### DIRECTION
Your task is to output the listing word for word, with pictures excluded.

### COLLECTED MATERIAL
--- --- ---
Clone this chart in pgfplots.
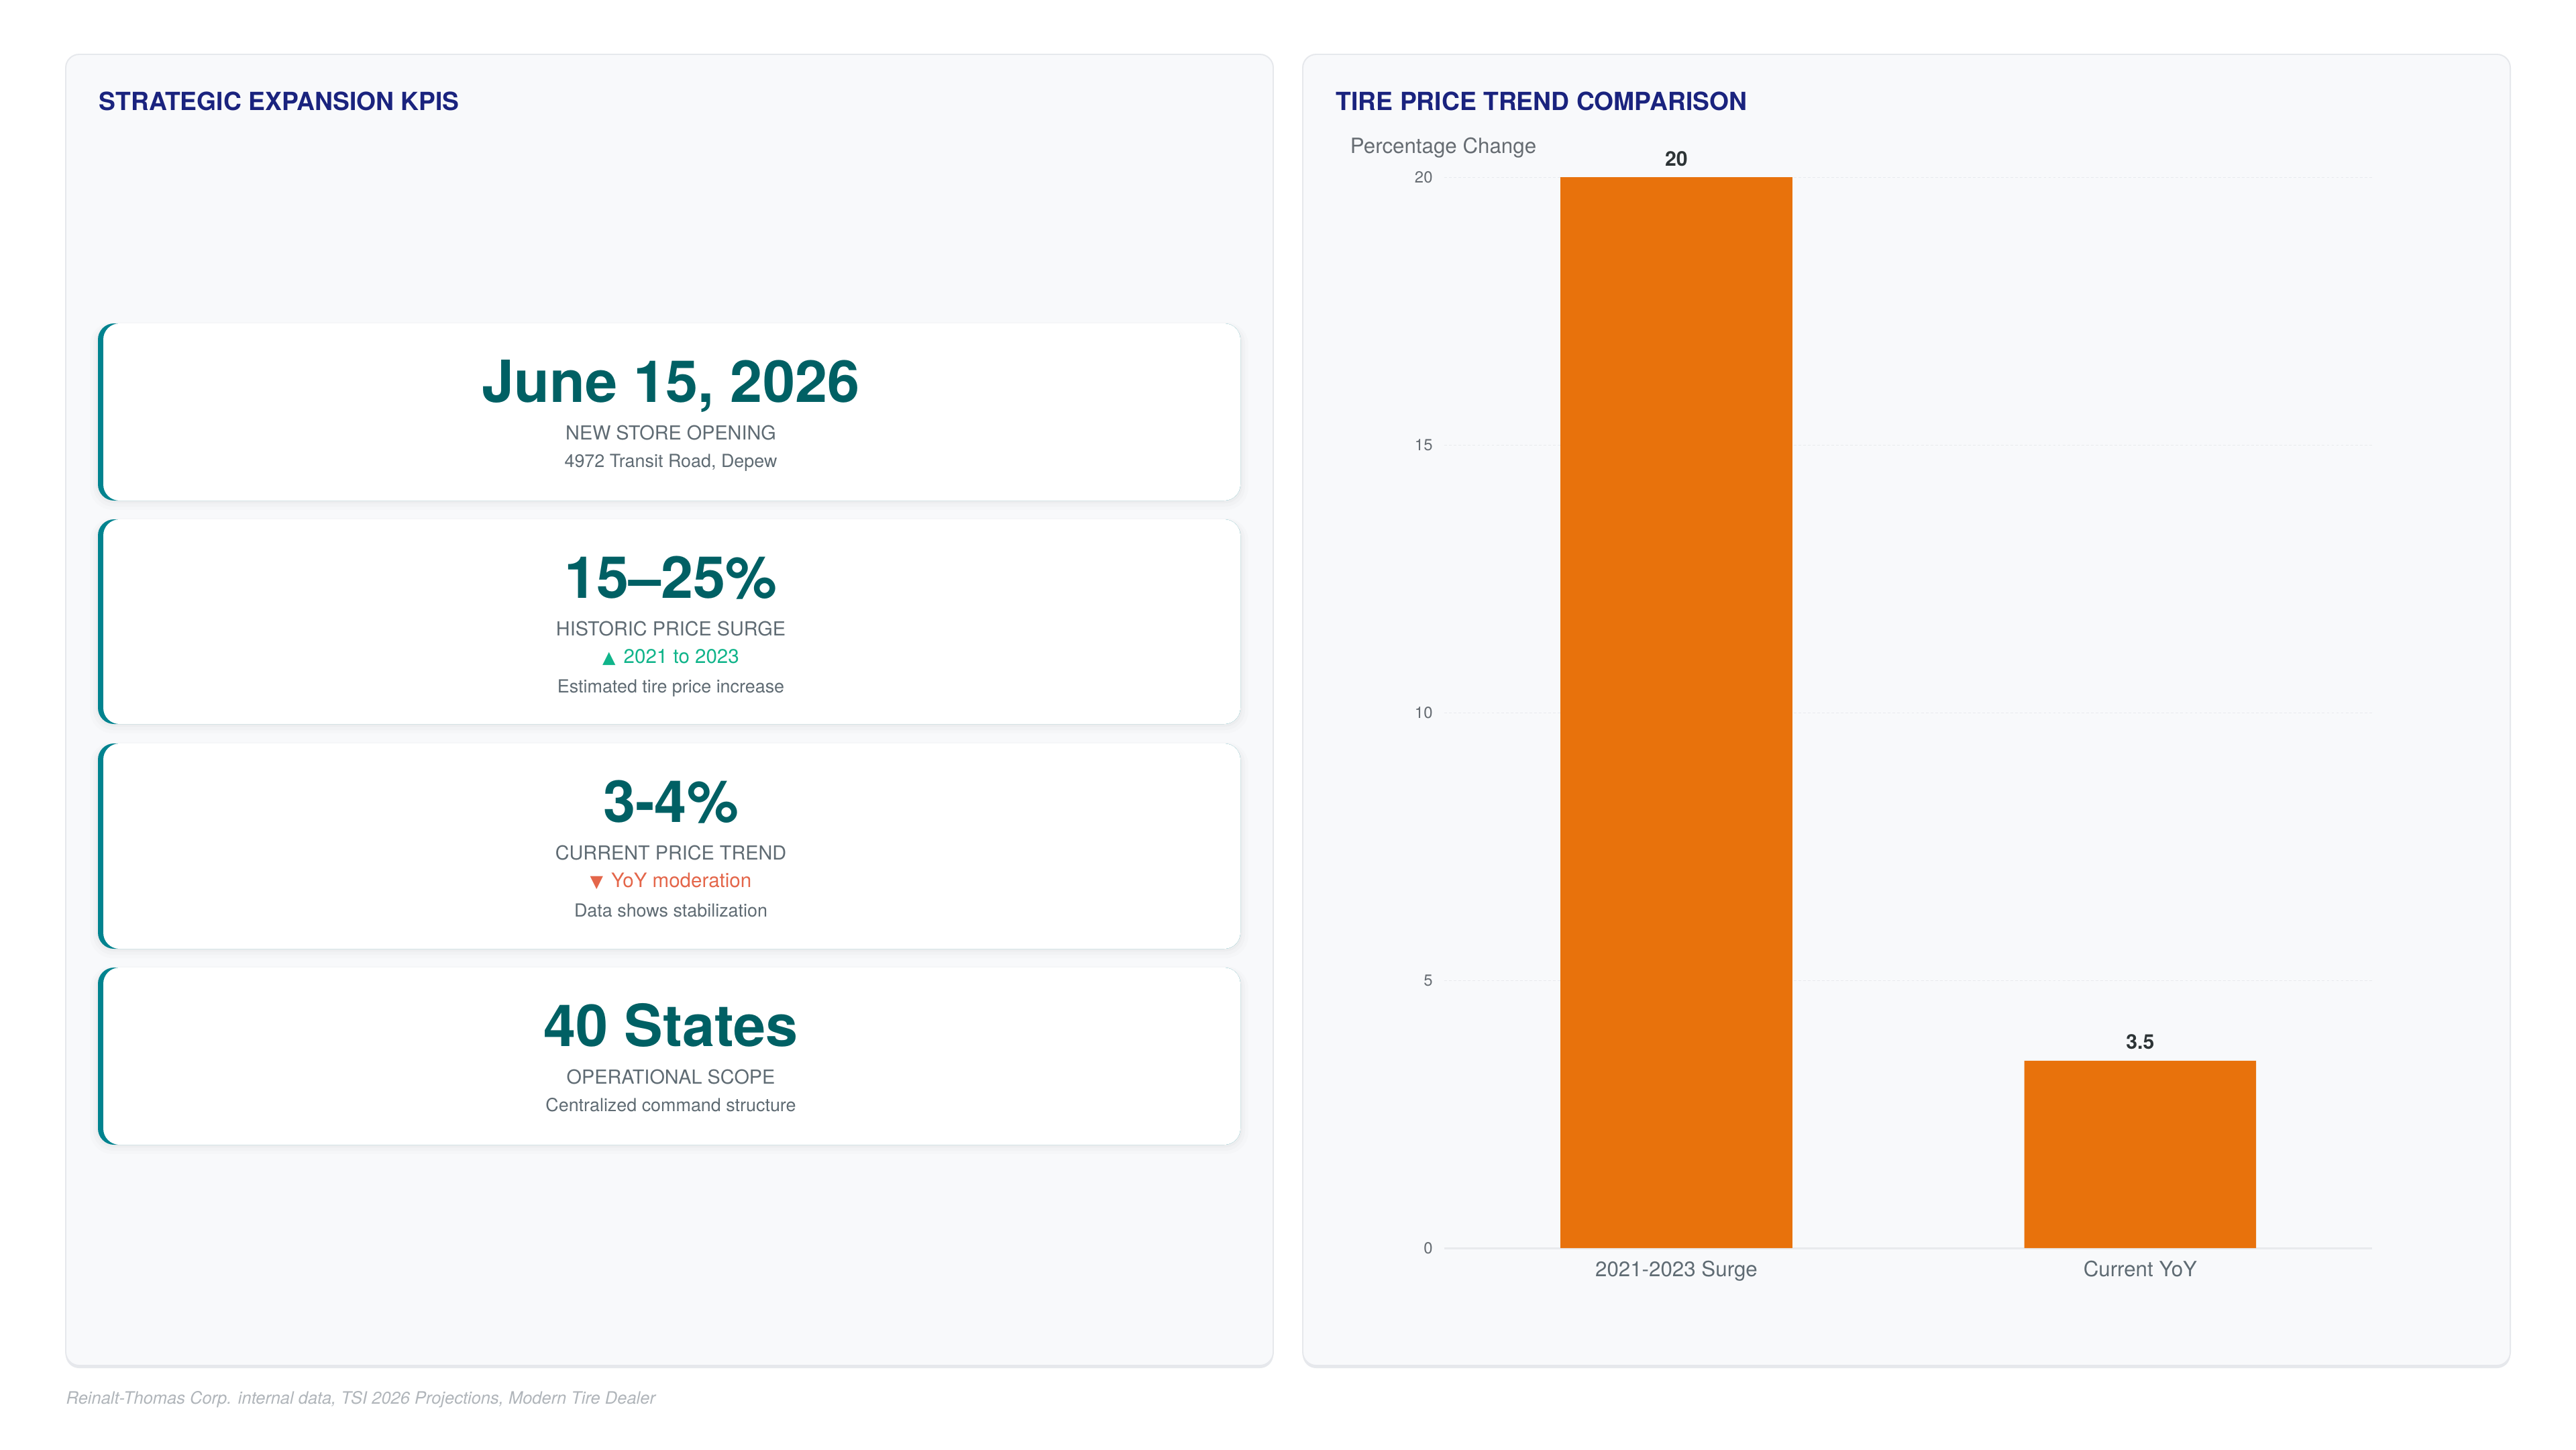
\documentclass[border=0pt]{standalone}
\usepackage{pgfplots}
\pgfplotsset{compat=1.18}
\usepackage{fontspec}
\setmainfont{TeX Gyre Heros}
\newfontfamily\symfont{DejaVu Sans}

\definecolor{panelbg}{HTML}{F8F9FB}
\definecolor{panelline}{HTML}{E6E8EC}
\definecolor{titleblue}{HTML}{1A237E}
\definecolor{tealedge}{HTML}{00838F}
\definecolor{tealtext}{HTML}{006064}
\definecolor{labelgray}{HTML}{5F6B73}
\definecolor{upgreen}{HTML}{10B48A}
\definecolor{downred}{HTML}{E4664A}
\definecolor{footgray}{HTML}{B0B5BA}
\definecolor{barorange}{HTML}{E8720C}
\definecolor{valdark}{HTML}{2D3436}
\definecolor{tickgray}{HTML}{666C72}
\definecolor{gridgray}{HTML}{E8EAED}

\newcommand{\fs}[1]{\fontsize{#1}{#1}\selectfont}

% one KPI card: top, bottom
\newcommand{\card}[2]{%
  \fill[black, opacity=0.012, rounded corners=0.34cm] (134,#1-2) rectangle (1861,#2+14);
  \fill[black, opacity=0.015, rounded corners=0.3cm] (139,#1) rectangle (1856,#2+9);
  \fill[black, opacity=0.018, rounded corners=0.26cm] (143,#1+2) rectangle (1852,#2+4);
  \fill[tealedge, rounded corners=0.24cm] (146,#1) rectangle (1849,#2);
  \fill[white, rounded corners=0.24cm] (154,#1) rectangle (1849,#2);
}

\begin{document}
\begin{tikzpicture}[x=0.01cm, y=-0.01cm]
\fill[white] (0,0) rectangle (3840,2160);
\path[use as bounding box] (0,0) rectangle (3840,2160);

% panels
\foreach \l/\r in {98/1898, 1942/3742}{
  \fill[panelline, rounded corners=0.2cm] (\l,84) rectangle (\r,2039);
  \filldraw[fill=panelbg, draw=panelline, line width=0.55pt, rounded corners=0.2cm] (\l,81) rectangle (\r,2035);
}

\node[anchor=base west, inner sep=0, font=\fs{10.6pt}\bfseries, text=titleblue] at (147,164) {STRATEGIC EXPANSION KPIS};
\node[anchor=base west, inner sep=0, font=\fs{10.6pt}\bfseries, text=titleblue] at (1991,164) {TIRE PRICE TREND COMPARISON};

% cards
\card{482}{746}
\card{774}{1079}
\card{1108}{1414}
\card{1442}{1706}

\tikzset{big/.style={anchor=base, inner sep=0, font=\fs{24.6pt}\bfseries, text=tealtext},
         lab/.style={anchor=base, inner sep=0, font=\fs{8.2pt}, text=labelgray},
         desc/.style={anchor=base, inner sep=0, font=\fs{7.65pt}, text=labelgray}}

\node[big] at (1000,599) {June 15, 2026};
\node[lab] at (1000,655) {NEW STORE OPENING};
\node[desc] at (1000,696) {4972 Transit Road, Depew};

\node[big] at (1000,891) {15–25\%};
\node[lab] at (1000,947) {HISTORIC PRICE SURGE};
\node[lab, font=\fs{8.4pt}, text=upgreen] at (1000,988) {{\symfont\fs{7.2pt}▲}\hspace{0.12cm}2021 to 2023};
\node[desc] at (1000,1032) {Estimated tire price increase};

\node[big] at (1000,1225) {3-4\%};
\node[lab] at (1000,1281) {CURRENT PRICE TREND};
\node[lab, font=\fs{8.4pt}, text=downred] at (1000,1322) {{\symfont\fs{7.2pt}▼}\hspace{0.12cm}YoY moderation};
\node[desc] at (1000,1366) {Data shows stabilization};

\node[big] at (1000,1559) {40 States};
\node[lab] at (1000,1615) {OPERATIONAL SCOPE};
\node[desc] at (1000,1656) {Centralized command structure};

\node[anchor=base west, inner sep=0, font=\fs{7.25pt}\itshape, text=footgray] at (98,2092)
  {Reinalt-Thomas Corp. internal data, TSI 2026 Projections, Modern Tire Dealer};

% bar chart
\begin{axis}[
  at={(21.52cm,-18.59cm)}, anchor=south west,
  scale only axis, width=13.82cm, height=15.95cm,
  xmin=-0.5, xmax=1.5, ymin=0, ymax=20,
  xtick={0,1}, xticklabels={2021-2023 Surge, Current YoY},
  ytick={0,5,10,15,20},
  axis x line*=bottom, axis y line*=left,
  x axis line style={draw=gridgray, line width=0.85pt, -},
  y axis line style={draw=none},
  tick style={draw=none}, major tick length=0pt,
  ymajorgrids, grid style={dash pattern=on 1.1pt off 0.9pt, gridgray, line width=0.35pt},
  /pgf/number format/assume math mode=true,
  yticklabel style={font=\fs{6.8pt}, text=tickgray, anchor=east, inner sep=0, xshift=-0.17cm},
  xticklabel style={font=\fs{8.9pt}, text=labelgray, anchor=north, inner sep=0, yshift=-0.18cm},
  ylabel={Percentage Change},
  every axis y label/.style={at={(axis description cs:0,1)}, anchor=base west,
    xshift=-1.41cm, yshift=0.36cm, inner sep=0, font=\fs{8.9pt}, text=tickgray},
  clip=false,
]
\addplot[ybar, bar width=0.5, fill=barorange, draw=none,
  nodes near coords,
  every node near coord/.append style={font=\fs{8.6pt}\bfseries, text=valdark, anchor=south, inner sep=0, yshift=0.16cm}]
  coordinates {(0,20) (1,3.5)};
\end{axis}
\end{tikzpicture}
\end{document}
--- --- ---
### RESPONSE TO THE EXERCISE
Clone this chart in pgfplots.
\documentclass[border=0pt]{standalone}
\usepackage{pgfplots}
\pgfplotsset{compat=1.18}
\usepackage{fontspec}
\setmainfont{TeX Gyre Heros}
\newfontfamily\symfont{DejaVu Sans}

\definecolor{panelbg}{HTML}{F8F9FB}
\definecolor{panelline}{HTML}{E6E8EC}
\definecolor{titleblue}{HTML}{1A237E}
\definecolor{tealedge}{HTML}{00838F}
\definecolor{tealtext}{HTML}{006064}
\definecolor{labelgray}{HTML}{5F6B73}
\definecolor{upgreen}{HTML}{10B48A}
\definecolor{downred}{HTML}{E4664A}
\definecolor{footgray}{HTML}{B0B5BA}
\definecolor{barorange}{HTML}{E8720C}
\definecolor{valdark}{HTML}{2D3436}
\definecolor{tickgray}{HTML}{666C72}
\definecolor{gridgray}{HTML}{E8EAED}

\newcommand{\fs}[1]{\fontsize{#1}{#1}\selectfont}

% one KPI card: top, bottom
\newcommand{\card}[2]{%
  \fill[black, opacity=0.012, rounded corners=0.34cm] (134,#1-2) rectangle (1861,#2+14);
  \fill[black, opacity=0.015, rounded corners=0.3cm] (139,#1) rectangle (1856,#2+9);
  \fill[black, opacity=0.018, rounded corners=0.26cm] (143,#1+2) rectangle (1852,#2+4);
  \fill[tealedge, rounded corners=0.24cm] (146,#1) rectangle (1849,#2);
  \fill[white, rounded corners=0.24cm] (154,#1) rectangle (1849,#2);
}

\begin{document}
\begin{tikzpicture}[x=0.01cm, y=-0.01cm]
\fill[white] (0,0) rectangle (3840,2160);
\path[use as bounding box] (0,0) rectangle (3840,2160);

% panels
\foreach \l/\r in {98/1898, 1942/3742}{
  \fill[panelline, rounded corners=0.2cm] (\l,84) rectangle (\r,2039);
  \filldraw[fill=panelbg, draw=panelline, line width=0.55pt, rounded corners=0.2cm] (\l,81) rectangle (\r,2035);
}

\node[anchor=base west, inner sep=0, font=\fs{10.6pt}\bfseries, text=titleblue] at (147,164) {STRATEGIC EXPANSION KPIS};
\node[anchor=base west, inner sep=0, font=\fs{10.6pt}\bfseries, text=titleblue] at (1991,164) {TIRE PRICE TREND COMPARISON};

% cards
\card{482}{746}
\card{774}{1079}
\card{1108}{1414}
\card{1442}{1706}

\tikzset{big/.style={anchor=base, inner sep=0, font=\fs{24.6pt}\bfseries, text=tealtext},
         lab/.style={anchor=base, inner sep=0, font=\fs{8.2pt}, text=labelgray},
         desc/.style={anchor=base, inner sep=0, font=\fs{7.65pt}, text=labelgray}}

\node[big] at (1000,599) {June 15, 2026};
\node[lab] at (1000,655) {NEW STORE OPENING};
\node[desc] at (1000,696) {4972 Transit Road, Depew};

\node[big] at (1000,891) {15–25\%};
\node[lab] at (1000,947) {HISTORIC PRICE SURGE};
\node[lab, font=\fs{8.4pt}, text=upgreen] at (1000,988) {{\symfont\fs{7.2pt}▲}\hspace{0.12cm}2021 to 2023};
\node[desc] at (1000,1032) {Estimated tire price increase};

\node[big] at (1000,1225) {3-4\%};
\node[lab] at (1000,1281) {CURRENT PRICE TREND};
\node[lab, font=\fs{8.4pt}, text=downred] at (1000,1322) {{\symfont\fs{7.2pt}▼}\hspace{0.12cm}YoY moderation};
\node[desc] at (1000,1366) {Data shows stabilization};

\node[big] at (1000,1559) {40 States};
\node[lab] at (1000,1615) {OPERATIONAL SCOPE};
\node[desc] at (1000,1656) {Centralized command structure};

\node[anchor=base west, inner sep=0, font=\fs{7.25pt}\itshape, text=footgray] at (98,2092)
  {Reinalt-Thomas Corp. internal data, TSI 2026 Projections, Modern Tire Dealer};

% bar chart
\begin{axis}[
  at={(21.52cm,-18.59cm)}, anchor=south west,
  scale only axis, width=13.82cm, height=15.95cm,
  xmin=-0.5, xmax=1.5, ymin=0, ymax=20,
  xtick={0,1}, xticklabels={2021-2023 Surge, Current YoY},
  ytick={0,5,10,15,20},
  axis x line*=bottom, axis y line*=left,
  x axis line style={draw=gridgray, line width=0.85pt, -},
  y axis line style={draw=none},
  tick style={draw=none}, major tick length=0pt,
  ymajorgrids, grid style={dash pattern=on 1.1pt off 0.9pt, gridgray, line width=0.35pt},
  /pgf/number format/assume math mode=true,
  yticklabel style={font=\fs{6.8pt}, text=tickgray, anchor=east, inner sep=0, xshift=-0.17cm},
  xticklabel style={font=\fs{8.9pt}, text=labelgray, anchor=north, inner sep=0, yshift=-0.18cm},
  ylabel={Percentage Change},
  every axis y label/.style={at={(axis description cs:0,1)}, anchor=base west,
    xshift=-1.41cm, yshift=0.36cm, inner sep=0, font=\fs{8.9pt}, text=tickgray},
  clip=false,
]
\addplot[ybar, bar width=0.5, fill=barorange, draw=none,
  nodes near coords,
  every node near coord/.append style={font=\fs{8.6pt}\bfseries, text=valdark, anchor=south, inner sep=0, yshift=0.16cm}]
  coordinates {(0,20) (1,3.5)};
\end{axis}
\end{tikzpicture}
\end{document}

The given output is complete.